Reserved concurrency - AWS Lambda

Reserved concurrency

Lambda functions in a single AWS account in one Region share the concurrency limit. If one function exceeds the concurrent limit, this prevents other functions from being invoked by the Lambda service. You can set reserved concurrency for Lambda functions to ensure that they can be invoked even if the overall capacity has been exhausted. Reserved concurrency has two effects on a Lambda function:

  1. The reserved concurrency is deducted from the overall capacity for the AWS account in a given Region. The Lambda function always has the reserved concurrency available exclusively for its own invocations.

  2. The reserved concurrency restricts the maximum number of concurrent invocations for that function. Synchronous requests arriving in excess of the reserved concurrency limit will fail with a throttling error.
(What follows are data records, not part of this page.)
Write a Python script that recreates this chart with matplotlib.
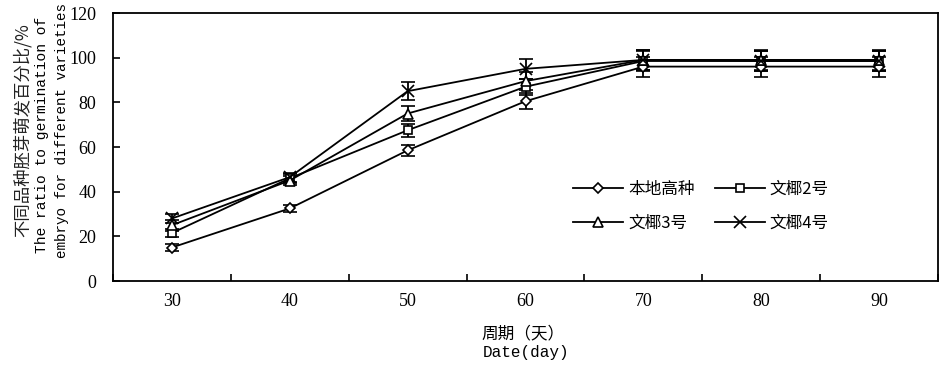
import matplotlib
matplotlib.use("Agg")
import matplotlib.pyplot as plt
from matplotlib.lines import Line2D
import numpy as np

days = [30, 40, 50, 60, 70, 80, 90]
series_names = ["本地高种", "文椰2号", "文椰3号", "文椰4号"]
v_local = [15, 32.5, 58.5, 80.5, 96, 96, 96]
v_w2 = [21.5, 46, 67.5, 87, 98.5, 98.5, 98.5]
v_w3 = [25, 45, 75, 89.5, 99, 99, 99]
v_w4 = [28, 46.5, 85, 95, 99, 98.5, 98.5]
e_local = [1.5, 1.5, 2.5, 3.5, 4.5, 4.5, 4.5]
e_w2 = [2, 2, 3, 3.5, 4.5, 4.5, 4.5]
e_w3 = [2.5, 2, 3.5, 4, 4.5, 4.5, 4.5]
e_w4 = [2, 2, 4, 4.5, 4.5, 4.5, 4.5]

values = [v_local, v_w2, v_w3, v_w4]
errors = [e_local, e_w2, e_w3, e_w4]
markers = ["D", "s", "^", "x"]
msizes = [5, 6, 7, 8]

cjk = ["Noto Sans CJK SC", "DejaVu Sans"]
mono = ["Liberation Mono", "Noto Sans CJK SC"]
serif = ["Liberation Serif", "DejaVu Serif"]

fig = plt.figure(figsize=(9.4, 3.66), dpi=100)
ax = fig.add_axes([113/940, 1-281/366, (938-113)/940, (281-13)/366])

x = np.arange(len(days))
handles = []
for name, v, e, m, ms in zip(series_names, values, errors, markers, msizes):
    ax.errorbar(x, v, yerr=e, color="black", lw=1.3, marker=m, ms=ms,
                mfc="white", mec="black", mew=1.2, capsize=5, capthick=1.5,
                elinewidth=1.3)
    handles.append(Line2D([], [], color="black", lw=1.3, marker=m, ms=ms,
                          mfc="white", mec="black", mew=1.2, label=name))

ax.set_xlim(-0.5, len(days) - 0.5)
ax.set_ylim(0, 120)
ax.set_yticks(range(0, 121, 20))
ax.set_xticks(np.arange(-0.5, len(days), 1), minor=False)
ax.set_xticklabels([])
ax.set_xticks(x, minor=True)
ax.set_xticklabels([str(d) for d in days], minor=True, family=serif, fontsize=13)
ax.tick_params(axis="x", which="minor", length=0, pad=9)
ax.tick_params(axis="x", which="major", direction="in", length=5, width=1.2)
ax.tick_params(axis="y", direction="in", length=5, width=1.2, labelsize=13, pad=12)
for lab in ax.get_yticklabels():
    lab.set_family(serif)
for s in ax.spines.values():
    s.set_linewidth(1.3)

order = [0, 2, 1, 3]
leg = ax.legend([handles[i] for i in order], [series_names[i] for i in order],
                ncol=2, frameon=False, loc="upper left",
                bbox_to_anchor=(445/825, (281-166)/268), prop={"family": cjk, "size": 12},
                handlelength=3, columnspacing=1.2, labelspacing=1.0, handletextpad=0.3)

fig.text(22/940, 1-130/366, "不同品种胚芽萌发百分比/%", rotation=90, ha="center", va="center",
         family=cjk, fontsize=12.5, color="#222222")
fig.text(42/940, 1-135/366, "The ratio to germination of", rotation=90, ha="center", va="center",
         family=mono, fontsize=10.5)
fig.text(62/940, 1-131/366, "embryo for different varieties", rotation=90, ha="center", va="center",
         family=mono, fontsize=10.3)
fig.text(523/940, 1-334/366, "周期（天）", ha="center", va="center", family=cjk, fontsize=12)
fig.text(526/940, 1-353/366, "Date(day)", ha="center", va="center", family=mono, fontsize=11.5)

fig.savefig("out.png", dpi=100)
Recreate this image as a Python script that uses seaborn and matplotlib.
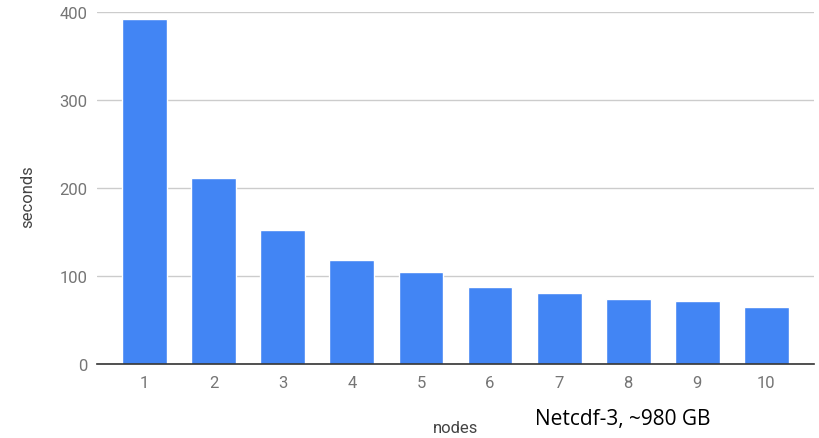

You can also use reserved concurrency to throttle the rate of requests processed by your workload. For Lambda functions that are invoked asynchronously or using an internal poller, such as for S3, SQS, or DynamoDB integrations, reserved concurrency limits how many requests are processed simultaneously. In this case, events are stored durably in internal queues until the Lambda function is available. This can help create a smoothing effect for handling spiky levels of traffic.

For example, a Lambda function receives messages from an SQS queue and writes to a DynamoDB table. It has a reserved concurrency of 10 with a batch size of 10 items. The SQS queue rapidly receives 1,000 messages. The Lambda function scales up to 10 concurrent instances, each processing 10 messages from the queue. While it takes longer to process the entire queue, this results in a consistent rate of write capacity units (WCUs) consumed by the DynamoDB table.